What is needed
Repeat word for word the lines from the top of the records through the line containing "(tpright) at (521,0.5);", and skip the pictures.

Extracted records
------------------------

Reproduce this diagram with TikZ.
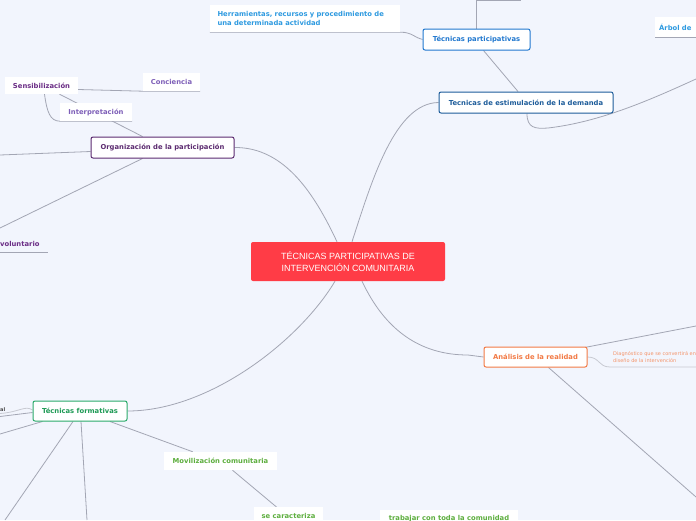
\documentclass[tikz,border=0pt]{standalone}
\usepackage{fontspec}
\setmainfont{DejaVu Sans}
\newfontfamily\arialf{Liberation Sans}
\usetikzlibrary{calc}
\pgfdeclarelayer{background}
\pgfsetlayers{background,main}
\definecolor{bgc}{HTML}{F2F5FD}
\definecolor{linec}{HTML}{A3A6B4}
\definecolor{redc}{HTML}{FF3C46}
\definecolor{bluec}{HTML}{2178CF}
\definecolor{lblue}{HTML}{2E9AE0}
\definecolor{dblue}{HTML}{1D5C9A}
\definecolor{purc}{HTML}{5C2B70}
\definecolor{purb}{HTML}{6A2C85}
\definecolor{lpur}{HTML}{7E5FB8}
\definecolor{greenb}{HTML}{2BAA6A}
\definecolor{greent}{HTML}{1E9A55}
\definecolor{lgreen}{HTML}{5DAE3E}
\definecolor{orc}{HTML}{F27A45}
\definecolor{lorc}{HTML}{F4946A}
\tikzset{
  conn/.style={draw=linec, line width=0.8pt},
  lconn/.style={draw=linec!60, line width=0.8pt},
  framebox/.style={fill=white, rounded corners=2pt, line width=1pt, inner sep=0pt,
    font=\fontsize{6.8}{8.5}\selectfont\bfseries},
  plainbox/.style={fill=white, inner sep=0pt, font=\fontsize{6.8}{8.5}\selectfont\bfseries},
}
\begin{document}
\begin{tikzpicture}[x=1pt,y=-1pt]
\useasboundingbox (0,0) rectangle (696,520);
\clip (0,0) rectangle (696,520);
\begin{pgfonlayer}{background}
\fill[bgc] (0,0) rectangle (696,520);
\end{pgfonlayer}

% nodes
\node[fill=redc, rounded corners=2pt, minimum width=194pt, minimum height=39pt, inner sep=0pt,
  text=white, align=center, font=\arialf\fontsize{9}{12}\selectfont] (central) at (348,261.5)
  {TÉCNICAS PARTICIPATIVAS DE\\INTERVENCIÓN COMUNITARIA};

\node[framebox, draw=bluec, text=bluec, minimum width=107pt, minimum height=21pt] (tp) at (476.5,39.5) {Técnicas participativas};
\node[plainbox, text=lblue, minimum width=190pt, minimum height=27pt, align=left, text width=175pt] (herr) at (305,18.5)
  {Herramientas, recursos y procedimiento de\\una determinada actividad};
\coordinate (tptop) at (476,0.5);
\coordinate (tpright) at (521,0.5);

\node[framebox, draw=dblue, text=dblue, minimum width=174pt, minimum height=21pt] (est) at (526,102.5) {Tecnicas de estimulación de la demanda};
\node[plainbox, text=lblue, minimum width=60pt, minimum height=20pt, anchor=west, text width=52pt, align=left] (arbol) at (655,27) {Árbol de};
\coordinate (estend) at (696,79);

\node[framebox, draw=purc, text=purc, minimum width=143pt, minimum height=21pt] (org) at (162.5,147.5) {Organización de la participación};
\node[plainbox, text=purb, minimum width=73pt, minimum height=17pt] (sens) at (41.5,85.5) {Sensibilización};
\node[plainbox, text=lpur, minimum width=57pt, minimum height=18pt] (conc) at (171.5,82) {Conciencia};
\node[plainbox, text=lpur, minimum width=72pt, minimum height=18pt] (interp) at (96,112) {Interpretación};
\node[inner sep=0pt, text=purb, anchor=west, font=\fontsize{6.8}{8.5}\selectfont\bfseries] (vol) at (0,244) {voluntario};
\coordinate (volA) at (0,252);
\coordinate (volB) at (48,252);
\coordinate (orgL) at (0,155);
\coordinate (orgD) at (0,228);

\node[framebox, draw=greenb, text=greent, minimum width=94pt, minimum height=20pt] (tf) at (80,411) {Técnicas formativas};
\node[inner sep=0pt, text=black!70, anchor=west, font=\fontsize{5}{6}\selectfont\bfseries] (al) at (0,409.5) {al};
\coordinate (tfL1) at (0,416.5);
\coordinate (tfL2) at (0,413.5);
\coordinate (tfL3) at (0,434);
\coordinate (tfD1) at (5,520);
\coordinate (tfD2) at (87,520);
\node[plainbox, text=lgreen, minimum width=113pt, minimum height=18pt] (mov) at (220.5,461) {Movilización comunitaria};
\node[plainbox, text=lgreen, minimum width=69pt, minimum height=17pt, anchor=north] (secar) at (288.5,507) {se caracteriza};
\node[plainbox, text=lgreen, minimum width=138pt, minimum height=16pt, anchor=north] (trab) at (449,510) {trabajar con toda la comunidad};

\node[framebox, draw=orc, text=orc, minimum width=103pt, minimum height=20pt] (anal) at (535.5,357) {Análisis de la realidad};
\node[inner sep=0pt, text=lorc, anchor=north west, align=left, font=\fontsize{5}{7.5}\selectfont] (diag) at (613,351)
  {Diagnóstico que se convertirá en\\diseño de la intervención};
\coordinate (anRT) at (696,326);
\coordinate (anRB) at (696,497);
\coordinate (diagEnd) at (696,367);

% connectors
\begin{pgfonlayer}{background}
\draw[conn] (tp.north) ++(-0.5,0) -- (tptop) -- (tpright);
\draw[conn] (herr.south west) -- (herr.south east) .. controls (412,32) and (415,38) .. (tp.west);
\draw[conn] ($(tp.south)+(7,0)$) -- ($(est.north)+(-8,0)$);
\draw[conn] ($(central.north)+(4,0)$) .. controls (372,180) and (395,103) .. (est.west);
\draw[conn] ($(est.south)+(1,0)$) .. controls (527,128) and (535,129) .. (548,128)
   .. controls (600,122) and (650,100) .. (estend);
\draw[conn] (arbol.south west) -- (arbol.south east);
\draw[conn] (org.east) .. controls (285,147) and (315,195) .. ($(central.north)+(-11,0)$);
\draw[conn] ($(org.north)+(-20,0)$) -- ($(sens.south)+(18,0)$);
\draw[conn] ($(sens.east)+(0,4)$) -- (conc.south west) -- (conc.south east);
\draw[conn] ($(sens.south)+(3,0)$) .. controls (47,112) and (50,121) .. (interp.south west) -- (interp.south east);
\draw[conn] ($(org.west)+(0,4)$) -- (orgL);
\draw[conn] ($(org.south)+(-20,0)$) -- (orgD);
\draw[conn] (volA) -- (volB);
\draw[conn] (tf.east) .. controls (210,411) and (300,340) .. ($(central.south)+(-13,0)$);
\draw[conn] ($(tf.west)+(0,1.5)$) -- (tfL1);
\draw[lconn] ($(tf.west)+(0,-1)$) .. controls (25,405) and (20,412) .. (tfL2);
\draw[conn] ($(tf.south west)+(10,0)$) -- (tfL3);
\draw[conn] ($(tf.south)+(-7,0)$) -- (tfD1);
\draw[conn] ($(tf.south)+(1,0)$) -- (tfD2);
\draw[conn] ($(tf.south)+(30,0)$) -- ($(mov.north west)+(29,0)$);
\draw[conn] ($(mov.south)+(12,0)$) -- ($(secar.north)+(-12,0)$);
\draw[conn] ($(central.south)+(14,0)$) .. controls (385,330) and (420,355) .. (468,355) -- (anal.west);
\draw[conn] ($(anal.north east)+(-3,1)$) -- (anRT);
\draw[lconn] (anal.east) .. controls (600,357) and (598,367) .. (610,367) -- (diagEnd);
\draw[conn] ($(anal.south)+(13,0)$) -- (anRB);
\end{pgfonlayer}
\end{tikzpicture}
\end{document}
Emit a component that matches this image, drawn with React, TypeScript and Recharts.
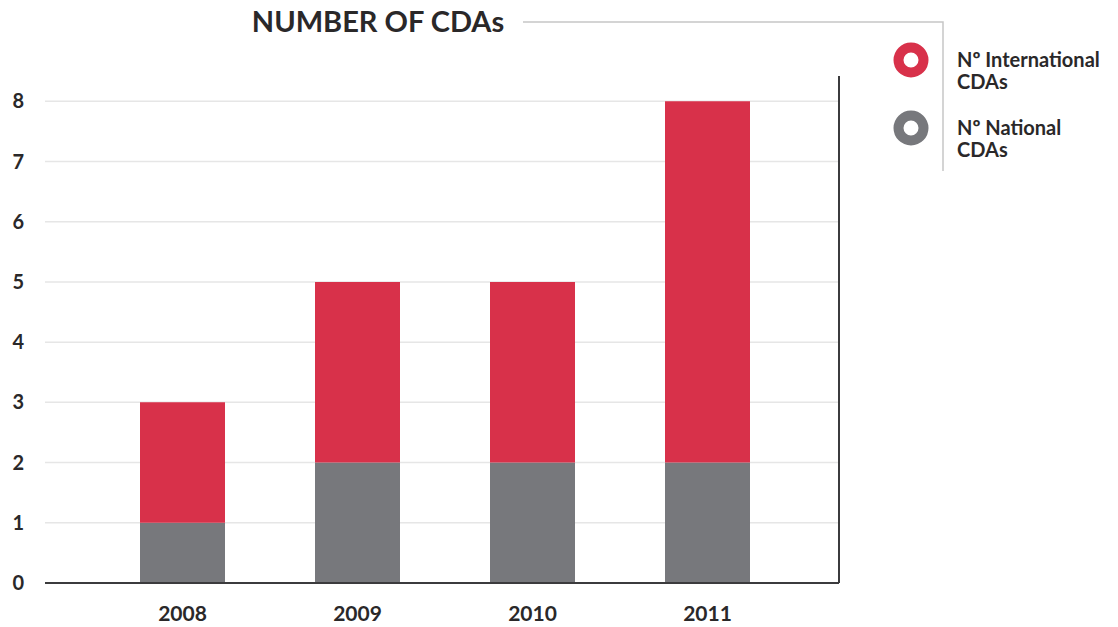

------------------------

Problem solution
Reproduce this diagram with TikZ.
\documentclass[tikz,border=0pt]{standalone}
\usepackage{fontspec}
\setmainfont{DejaVu Sans}
\newfontfamily\arialf{Liberation Sans}
\usetikzlibrary{calc}
\pgfdeclarelayer{background}
\pgfsetlayers{background,main}
\definecolor{bgc}{HTML}{F2F5FD}
\definecolor{linec}{HTML}{A3A6B4}
\definecolor{redc}{HTML}{FF3C46}
\definecolor{bluec}{HTML}{2178CF}
\definecolor{lblue}{HTML}{2E9AE0}
\definecolor{dblue}{HTML}{1D5C9A}
\definecolor{purc}{HTML}{5C2B70}
\definecolor{purb}{HTML}{6A2C85}
\definecolor{lpur}{HTML}{7E5FB8}
\definecolor{greenb}{HTML}{2BAA6A}
\definecolor{greent}{HTML}{1E9A55}
\definecolor{lgreen}{HTML}{5DAE3E}
\definecolor{orc}{HTML}{F27A45}
\definecolor{lorc}{HTML}{F4946A}
\tikzset{
  conn/.style={draw=linec, line width=0.8pt},
  lconn/.style={draw=linec!60, line width=0.8pt},
  framebox/.style={fill=white, rounded corners=2pt, line width=1pt, inner sep=0pt,
    font=\fontsize{6.8}{8.5}\selectfont\bfseries},
  plainbox/.style={fill=white, inner sep=0pt, font=\fontsize{6.8}{8.5}\selectfont\bfseries},
}
\begin{document}
\begin{tikzpicture}[x=1pt,y=-1pt]
\useasboundingbox (0,0) rectangle (696,520);
\clip (0,0) rectangle (696,520);
\begin{pgfonlayer}{background}
\fill[bgc] (0,0) rectangle (696,520);
\end{pgfonlayer}

% nodes
\node[fill=redc, rounded corners=2pt, minimum width=194pt, minimum height=39pt, inner sep=0pt,
  text=white, align=center, font=\arialf\fontsize{9}{12}\selectfont] (central) at (348,261.5)
  {TÉCNICAS PARTICIPATIVAS DE\\INTERVENCIÓN COMUNITARIA};

\node[framebox, draw=bluec, text=bluec, minimum width=107pt, minimum height=21pt] (tp) at (476.5,39.5) {Técnicas participativas};
\node[plainbox, text=lblue, minimum width=190pt, minimum height=27pt, align=left, text width=175pt] (herr) at (305,18.5)
  {Herramientas, recursos y procedimiento de\\una determinada actividad};
\coordinate (tptop) at (476,0.5);
\coordinate (tpright) at (521,0.5);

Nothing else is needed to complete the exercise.